Pour les syndics, cette perspective comprend évidemment des conséquences notables. « Il va falloir qu’ils deviennent des sachants dans les économies d’énergie, sur les contrats de fournitures et, donc, dans ces systèmes de tiers investisseurs », souligne Joséphine Ledoux. Et d’insister : « Au vu du large parc d’immeubles vieillissant des années 60 et 70 qui a besoin de travaux importants, il faut qu’ils se forment rapidement à tout cela ».

Le syndic, futur créateur de lien social à travers des espaces partagés


« Comment recréer du lien entre les occupants, ré-impliquer les différents acteurs, propriétaires et locataires dans leur immeuble et leur quartier ? » C’est la question que se pose depuis déjà plusieurs années Thomas Desbonnez, maître-composteur et animateur en agroécologie, par ailleurs gestionnaire en assurance chez un courtier spécialisé en immobilier au sein de Sergic. Selon lui, « les syndics ont tout intérêt à se redéfinir sur ces sujets parce qu’ils ont une vraie place à jouer pour rapprocher les gens ». Il en est certain, là se trouve l’une des pistes indispensables de la copropriété de 2050.

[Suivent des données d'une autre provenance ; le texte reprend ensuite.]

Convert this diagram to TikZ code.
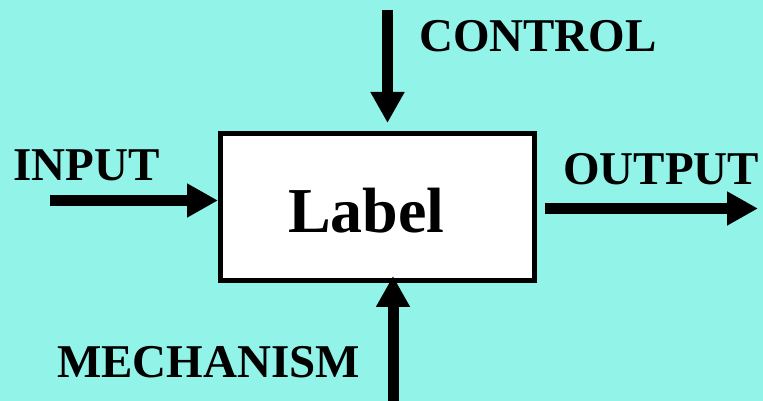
\documentclass[tikz,border=0pt]{standalone}
\usepackage{fontspec}
\setmainfont{Liberation Serif}
\usetikzlibrary{arrows.meta}
\definecolor{bgcyan}{RGB}{146,243,233}
\tikzset{
  flow/.style={line width=11pt, -{Triangle[length=31pt,width=32pt]}},
  tag/.style={anchor=base west, inner sep=0pt, font=\fontsize{47}{56}\selectfont\bfseries},
  activity/.style={draw=black, line width=5pt, fill=white, minimum width=314pt, minimum height=147pt, inner sep=0pt}
}
\begin{document}
\begin{tikzpicture}[x=1pt,y=1pt]
  \fill[bgcyan] (0,0) rectangle (763,401);
  \useasboundingbox (0,0) rectangle (763,401);

  % activity box
  \node[activity] (box) at (377.5,194) {};
  \node[anchor=base west, inner sep=0pt, font=\fontsize{64}{76}\selectfont\bfseries] (lbl) at (288,168) {Label};

  % ICOM labels
  \node[tag] (ctl) at (419,349) {CONTROL};
  \node[tag] (inp) at (13,220) {INPUT};
  \node[tag] (out) at (563,216) {OUTPUT};
  \node[tag] (mech) at (57,23) {MECHANISM};

  % arrow end points
  \coordinate (ctlA) at (387.5,391);
  \coordinate (ctlB) at (387.5,278);
  \coordinate (inA) at (50,200.5);
  \coordinate (outA) at (545,192.5);
  \coordinate (outB) at (758,192.5);
  \coordinate (mechA) at (393,-2);
  \coordinate (mechB) at (393,125);

  % arrows
  \draw[flow] (ctlA) -- (ctlB);
  \draw[flow] (inA) -- (inA -| box.west);
  \draw[flow] (outA) -- (outB);
  \draw[flow] (mechA) -- (mechB);
\end{tikzpicture}
\end{document}
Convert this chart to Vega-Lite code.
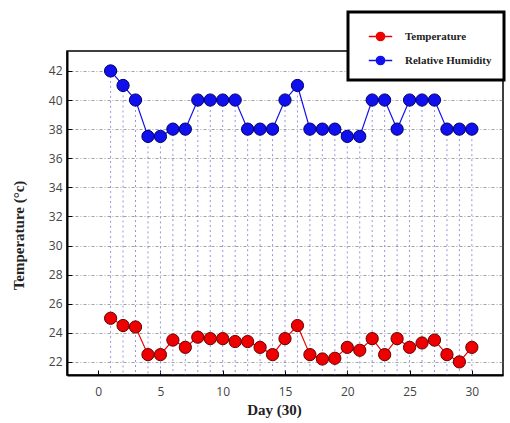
{
  "$schema": "https://vega.github.io/schema/vega-lite/v6.json",
  "autosize": {"type": "none"},
  "width": 436,
  "height": 324,
  "padding": {"left": 67, "top": 51, "right": 7, "bottom": 48},
  "background": "white",
  "data": {"values": [
    {"day":1,"series":"Temperature","value":25.0},{"day":2,"series":"Temperature","value":24.5},{"day":3,"series":"Temperature","value":24.4},
    {"day":4,"series":"Temperature","value":22.5},{"day":5,"series":"Temperature","value":22.5},{"day":6,"series":"Temperature","value":23.5},
    {"day":7,"series":"Temperature","value":23.0},{"day":8,"series":"Temperature","value":23.7},{"day":9,"series":"Temperature","value":23.6},
    {"day":10,"series":"Temperature","value":23.6},{"day":11,"series":"Temperature","value":23.4},{"day":12,"series":"Temperature","value":23.4},
    {"day":13,"series":"Temperature","value":23.0},{"day":14,"series":"Temperature","value":22.5},{"day":15,"series":"Temperature","value":23.6},
    {"day":16,"series":"Temperature","value":24.5},{"day":17,"series":"Temperature","value":22.5},{"day":18,"series":"Temperature","value":22.2},
    {"day":19,"series":"Temperature","value":22.25},{"day":20,"series":"Temperature","value":23.0},{"day":21,"series":"Temperature","value":22.8},
    {"day":22,"series":"Temperature","value":23.6},{"day":23,"series":"Temperature","value":22.5},{"day":24,"series":"Temperature","value":23.6},
    {"day":25,"series":"Temperature","value":23.0},{"day":26,"series":"Temperature","value":23.3},{"day":27,"series":"Temperature","value":23.5},
    {"day":28,"series":"Temperature","value":22.5},{"day":29,"series":"Temperature","value":22.0},{"day":30,"series":"Temperature","value":23.0},
    {"day":1,"series":"Relative Humidity","value":42},{"day":2,"series":"Relative Humidity","value":41},{"day":3,"series":"Relative Humidity","value":40},
    {"day":4,"series":"Relative Humidity","value":37.5},{"day":5,"series":"Relative Humidity","value":37.5},{"day":6,"series":"Relative Humidity","value":38},
    {"day":7,"series":"Relative Humidity","value":38},{"day":8,"series":"Relative Humidity","value":40},{"day":9,"series":"Relative Humidity","value":40},
    {"day":10,"series":"Relative Humidity","value":40},{"day":11,"series":"Relative Humidity","value":40},{"day":12,"series":"Relative Humidity","value":38},
    {"day":13,"series":"Relative Humidity","value":38},{"day":14,"series":"Relative Humidity","value":38},{"day":15,"series":"Relative Humidity","value":40},
    {"day":16,"series":"Relative Humidity","value":41},{"day":17,"series":"Relative Humidity","value":38},{"day":18,"series":"Relative Humidity","value":38},
    {"day":19,"series":"Relative Humidity","value":38},{"day":20,"series":"Relative Humidity","value":37.5},{"day":21,"series":"Relative Humidity","value":37.5},
    {"day":22,"series":"Relative Humidity","value":40},{"day":23,"series":"Relative Humidity","value":40},{"day":24,"series":"Relative Humidity","value":38},
    {"day":25,"series":"Relative Humidity","value":40},{"day":26,"series":"Relative Humidity","value":40},{"day":27,"series":"Relative Humidity","value":40},
    {"day":28,"series":"Relative Humidity","value":38},{"day":29,"series":"Relative Humidity","value":38},{"day":30,"series":"Relative Humidity","value":38}
  ]},
  "encoding": {
    "x": {"field": "day", "type": "quantitative",
      "scale": {"domain": [-2.5, 32.5], "nice": false, "zero": false},
      "axis": {"values": [0,5,10,15,20,25,30], "title": "Day (30)", "grid": false,
        "tickSize": -5, "tickColor": "black", "domainColor": "black", "domainWidth": 2,
        "labelFont": "Open Sans", "labelFontSize": 12, "labelColor": "#444", "labelPadding": 16,
        "titleFont": "Liberation Serif", "titleFontSize": 15, "titleFontWeight": "bold", "titleColor": "#222", "titlePadding": 5,
        "titleX": 207}},
    "y": {"field": "value", "type": "quantitative",
      "scale": {"domain": [21.1, 43.37], "nice": false, "zero": false},
      "axis": {"values": [22,24,26,28,30,32,34,36,38,40,42], "title": "Temperature (°c)",
        "grid": true, "gridColor": "#888", "gridDash": [3,2,1,2], "gridWidth": 0.8,
        "tickSize": -5, "tickColor": "black", "domainColor": "black", "domainWidth": 2,
        "labelFont": "Open Sans", "labelFontSize": 12, "labelColor": "#444", "labelPadding": 10,
        "titleFont": "Liberation Serif", "titleFontSize": 15, "titleFontWeight": "bold", "titleColor": "#222", "titlePadding": 22,
        "titleY": 184}},
    "color": {"field": "series", "type": "nominal",
      "scale": {"domain": ["Temperature", "Relative Humidity"], "range": ["#ee0000", "#1010ee"]},
      "legend": {"title": null, "orient": "none", "legendX": 281, "legendY": -39,
        "symbolType": "M-1,0L-0.35,0M0.35,0L1,0M-0.35,0A0.35,0.35,0,1,1,0.35,0A0.35,0.35,0,1,1,-0.35,0",
        "symbolSize": 550, "symbolStrokeWidth": 1.5, "symbolOffset": 8,
        "labelFont": "Liberation Serif", "labelFontSize": 11, "labelFontWeight": "bold", "labelColor": "#222",
        "strokeColor": "black", "padding": 12, "rowPadding": 4, "fillColor": "white",
        "labelLimit": 200, "labelOffset": 12,
        "encode": {"legend": {"update": {"strokeWidth": {"value": 3}}}}}}
  },
  "layer": [
    {
      "transform": [{"filter": "datum.series === 'Relative Humidity'"}],
      "mark": {"type": "rule", "strokeDash": [2,3], "strokeWidth": 1, "opacity": 0.7},
      "encoding": {"y2": {"datum": 21.1}, "color": {"value": "#6a6ad0"}}
    },
    {
      "mark": {"type": "line", "strokeWidth": 1.2}
    },
    {
      "mark": {"type": "point", "filled": true, "size": 150, "opacity": 1, "strokeWidth": 1},
      "encoding": {
        "stroke": {"field": "series", "type": "nominal",
          "scale": {"domain": ["Temperature", "Relative Humidity"], "range": ["#660000", "#000066"]},
          "legend": null}
      }
    }
  ],
  "config": {"view": {"stroke": "black", "strokeWidth": 1.5}}
}
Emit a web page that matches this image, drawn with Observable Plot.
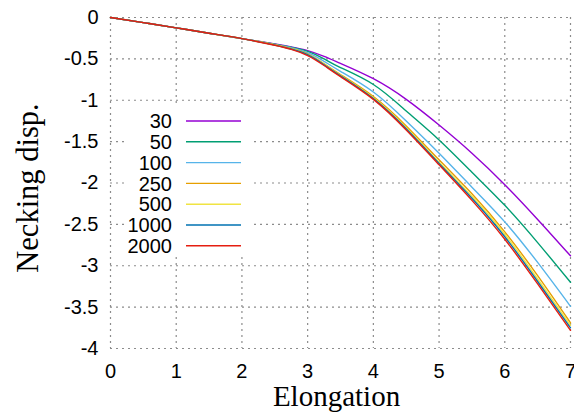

Les jardins partagés permettent de réfléchir collectivement à l’autonomie alimentaire

Les solutions envisagées par Thomas Desbonnez reposent sur des sujets très concrets, qui émergent par endroits et qu’il faudrait largement multiplier. Par exemple, « les jardins partagés permettent de réfléchir collectivement à l’autonomie alimentaire » explique-t-il. « Et pour gérer les déchets, mettre en place du compostage collectif à l’échelle du quartier constitue un excellent prétexte pour se connecter à l’autre, à ses voisins, du même immeuble ou du bout de la rue ».

 

 

Sur ces sujets, les bailleurs sociaux avancent assez vite, proposant ici des potagers, là des buanderies collectives sur le modèle nord-américain, ailleurs d’inviter des moutons et des chèvres pour entretenir de manière naturelle les espaces verts communs. « Certains syndics se sont déjà saisis du sujet, avec des groupes de travail et des enquêtes participatives pour désigner des référents en écologie et création de liens », souligne Thomas Desbonnez. Lui-même a d’ailleurs lancé son entreprise, « L’écolo Potager », qui se propose notamment d’intervenir comme « outil social dans les copropriétés », pour reconnecter les gens à la terre et entre eux. Une démarche qu’il estime « primordiale, à l’heure où tout est fait pour nous connecter aux écrans. Prendre soin de son jardin intérieur étant tout aussi important ».